= Problem requirements =
Quote only the lines from the top of the listing below down to and including the line with "5.6, 4.6, 4.0, 3.7, 3.4, 3.1, 2.75, 2.55, 2.25, 1.7, 2.75]".

= Stored data =
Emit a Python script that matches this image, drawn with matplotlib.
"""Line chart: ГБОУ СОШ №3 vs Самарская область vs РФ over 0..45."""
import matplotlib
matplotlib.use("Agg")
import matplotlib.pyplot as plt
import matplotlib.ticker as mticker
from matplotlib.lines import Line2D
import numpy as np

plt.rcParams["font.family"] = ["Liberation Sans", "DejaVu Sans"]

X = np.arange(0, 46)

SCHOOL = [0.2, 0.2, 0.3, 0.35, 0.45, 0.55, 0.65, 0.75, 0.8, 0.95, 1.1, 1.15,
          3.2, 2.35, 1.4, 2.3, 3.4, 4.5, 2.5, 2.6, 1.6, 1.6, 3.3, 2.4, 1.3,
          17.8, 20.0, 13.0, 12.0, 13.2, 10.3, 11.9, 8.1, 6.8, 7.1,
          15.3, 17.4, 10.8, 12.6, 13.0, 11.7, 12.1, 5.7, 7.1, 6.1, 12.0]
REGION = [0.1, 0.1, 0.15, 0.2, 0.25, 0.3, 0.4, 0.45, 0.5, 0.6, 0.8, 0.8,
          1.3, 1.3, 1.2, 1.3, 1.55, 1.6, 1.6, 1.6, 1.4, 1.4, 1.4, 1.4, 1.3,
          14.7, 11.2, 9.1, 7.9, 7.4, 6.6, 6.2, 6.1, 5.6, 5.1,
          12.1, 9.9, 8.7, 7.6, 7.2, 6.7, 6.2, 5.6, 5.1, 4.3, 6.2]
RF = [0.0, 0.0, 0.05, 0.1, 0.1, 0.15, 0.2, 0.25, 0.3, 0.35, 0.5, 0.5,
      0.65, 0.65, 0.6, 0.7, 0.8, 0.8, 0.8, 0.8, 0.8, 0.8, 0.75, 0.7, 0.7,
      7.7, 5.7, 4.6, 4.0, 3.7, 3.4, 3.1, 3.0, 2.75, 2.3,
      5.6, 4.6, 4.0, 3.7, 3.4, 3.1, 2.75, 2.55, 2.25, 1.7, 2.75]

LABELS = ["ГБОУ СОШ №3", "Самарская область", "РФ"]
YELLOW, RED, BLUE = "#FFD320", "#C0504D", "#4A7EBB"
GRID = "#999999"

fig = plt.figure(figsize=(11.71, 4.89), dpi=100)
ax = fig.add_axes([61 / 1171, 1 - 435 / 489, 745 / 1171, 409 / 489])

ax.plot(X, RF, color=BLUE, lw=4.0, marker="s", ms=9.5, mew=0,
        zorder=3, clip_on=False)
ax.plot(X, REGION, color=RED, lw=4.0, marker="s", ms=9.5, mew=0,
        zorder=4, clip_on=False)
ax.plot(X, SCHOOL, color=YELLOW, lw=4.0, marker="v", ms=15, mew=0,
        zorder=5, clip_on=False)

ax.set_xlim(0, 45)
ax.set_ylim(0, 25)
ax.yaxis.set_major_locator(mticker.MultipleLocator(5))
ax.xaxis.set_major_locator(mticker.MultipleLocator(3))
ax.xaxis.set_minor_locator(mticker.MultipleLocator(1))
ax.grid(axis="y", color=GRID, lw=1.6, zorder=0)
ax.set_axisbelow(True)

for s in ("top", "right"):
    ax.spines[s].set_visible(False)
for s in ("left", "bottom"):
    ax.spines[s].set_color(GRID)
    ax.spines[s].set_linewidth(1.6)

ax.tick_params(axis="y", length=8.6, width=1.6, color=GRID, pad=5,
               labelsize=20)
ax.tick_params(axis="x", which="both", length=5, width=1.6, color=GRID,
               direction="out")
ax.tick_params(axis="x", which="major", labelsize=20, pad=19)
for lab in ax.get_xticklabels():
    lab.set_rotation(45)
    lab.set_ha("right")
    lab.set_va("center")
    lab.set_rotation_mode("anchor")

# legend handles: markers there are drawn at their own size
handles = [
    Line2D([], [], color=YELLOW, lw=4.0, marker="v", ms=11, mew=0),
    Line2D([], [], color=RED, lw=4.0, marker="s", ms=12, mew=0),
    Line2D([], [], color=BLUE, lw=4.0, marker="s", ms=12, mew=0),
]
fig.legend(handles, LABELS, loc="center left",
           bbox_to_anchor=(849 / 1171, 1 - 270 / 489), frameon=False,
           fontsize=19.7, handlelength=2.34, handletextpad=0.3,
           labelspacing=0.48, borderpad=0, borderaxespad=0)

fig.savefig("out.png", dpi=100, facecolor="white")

= Exercise solution =
Emit a Python script that matches this image, drawn with matplotlib.
"""Line chart: ГБОУ СОШ №3 vs Самарская область vs РФ over 0..45."""
import matplotlib
matplotlib.use("Agg")
import matplotlib.pyplot as plt
import matplotlib.ticker as mticker
from matplotlib.lines import Line2D
import numpy as np

plt.rcParams["font.family"] = ["Liberation Sans", "DejaVu Sans"]

X = np.arange(0, 46)

SCHOOL = [0.2, 0.2, 0.3, 0.35, 0.45, 0.55, 0.65, 0.75, 0.8, 0.95, 1.1, 1.15,
          3.2, 2.35, 1.4, 2.3, 3.4, 4.5, 2.5, 2.6, 1.6, 1.6, 3.3, 2.4, 1.3,
          17.8, 20.0, 13.0, 12.0, 13.2, 10.3, 11.9, 8.1, 6.8, 7.1,
          15.3, 17.4, 10.8, 12.6, 13.0, 11.7, 12.1, 5.7, 7.1, 6.1, 12.0]
REGION = [0.1, 0.1, 0.15, 0.2, 0.25, 0.3, 0.4, 0.45, 0.5, 0.6, 0.8, 0.8,
          1.3, 1.3, 1.2, 1.3, 1.55, 1.6, 1.6, 1.6, 1.4, 1.4, 1.4, 1.4, 1.3,
          14.7, 11.2, 9.1, 7.9, 7.4, 6.6, 6.2, 6.1, 5.6, 5.1,
          12.1, 9.9, 8.7, 7.6, 7.2, 6.7, 6.2, 5.6, 5.1, 4.3, 6.2]
RF = [0.0, 0.0, 0.05, 0.1, 0.1, 0.15, 0.2, 0.25, 0.3, 0.35, 0.5, 0.5,
      0.65, 0.65, 0.6, 0.7, 0.8, 0.8, 0.8, 0.8, 0.8, 0.8, 0.75, 0.7, 0.7,
      7.7, 5.7, 4.6, 4.0, 3.7, 3.4, 3.1, 3.0, 2.75, 2.3,
      5.6, 4.6, 4.0, 3.7, 3.4, 3.1, 2.75, 2.55, 2.25, 1.7, 2.75]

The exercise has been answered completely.